Otherwise inside is impressive. Our test car has nice beige leather that looks and feels like a vehicle of excellent quality but not excess luxury. The dash design, while somewhat conventional, is simple and stylish with enough flourish to set it off from its GM siblings. Wood trim is light in color, pleasant in design and not overdone. Gauges, knobs and controls are clear, simple and off-the-shelf-GM. Ingress and egress are better than most through all four large door openings. The second row seats are quite firm and high. Third row is for little folks or exceptionally flexible ones. We did miss, however, having grab handles serving the front seats.

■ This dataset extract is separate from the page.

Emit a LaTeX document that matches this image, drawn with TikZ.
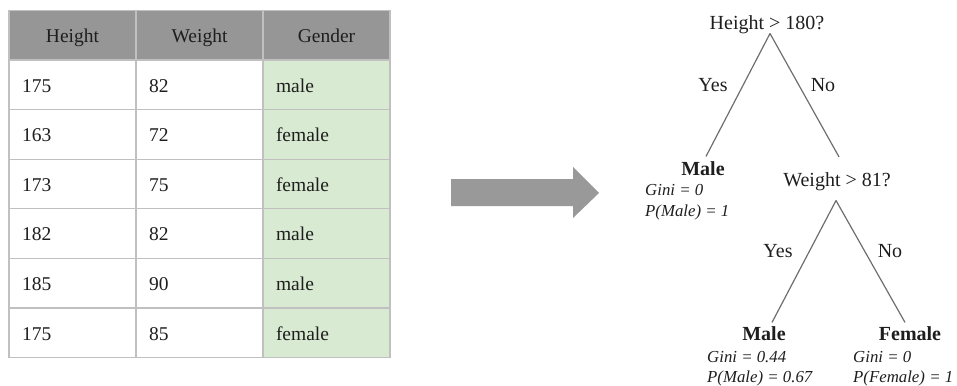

Cargo capacity, too, is better than most. Behind the third seat we have about 14-cubic-feet of area, floor to ceiling. Put down the third row seat backs and we now have a good 50 cubic feet. Flop up the second row and we can make available about 95-cubic-feet of volume. Not bad at all. We could tote a lot of stuff back there. And, if we fill it all the way up with folks and stuff, we can tie some more of both onto the standard roof rack stabilized with cross bars. Though don’t tie the kids up there or the authorities will be after you. Just tie your drunk buddies to the roof after the ball game and no one will care. Rear seats are fairly easy to operate but not the best system out there.

Handling is pretty good, though we wouldn’t try to do an autocross course with the XL7, and we probably wouldn’t compare slalom times with the BMW X5. Suspension is fully independent with conventional McPherson struts in front and a multi-link arrangement in the rear. Anti-sway bars at both ends help civilize the cornering experience. We also have the big-enough 17-inch, 60-series, 225-wide all-season Bridgestone Dueler H/Ts with an efficient tread design.

The XL7 comes with a 100,000-mile, 7-year transferable warranty on the powertrain, 24/7/365 roadside assistance and the promise of a loaner vehicle whenever it’s in for warranty service.

The 2007 Suzuki XL7 fits well into its market segment, and a huge segment it is. If that’s the segment you’re looking at, be sure to take a look at this one.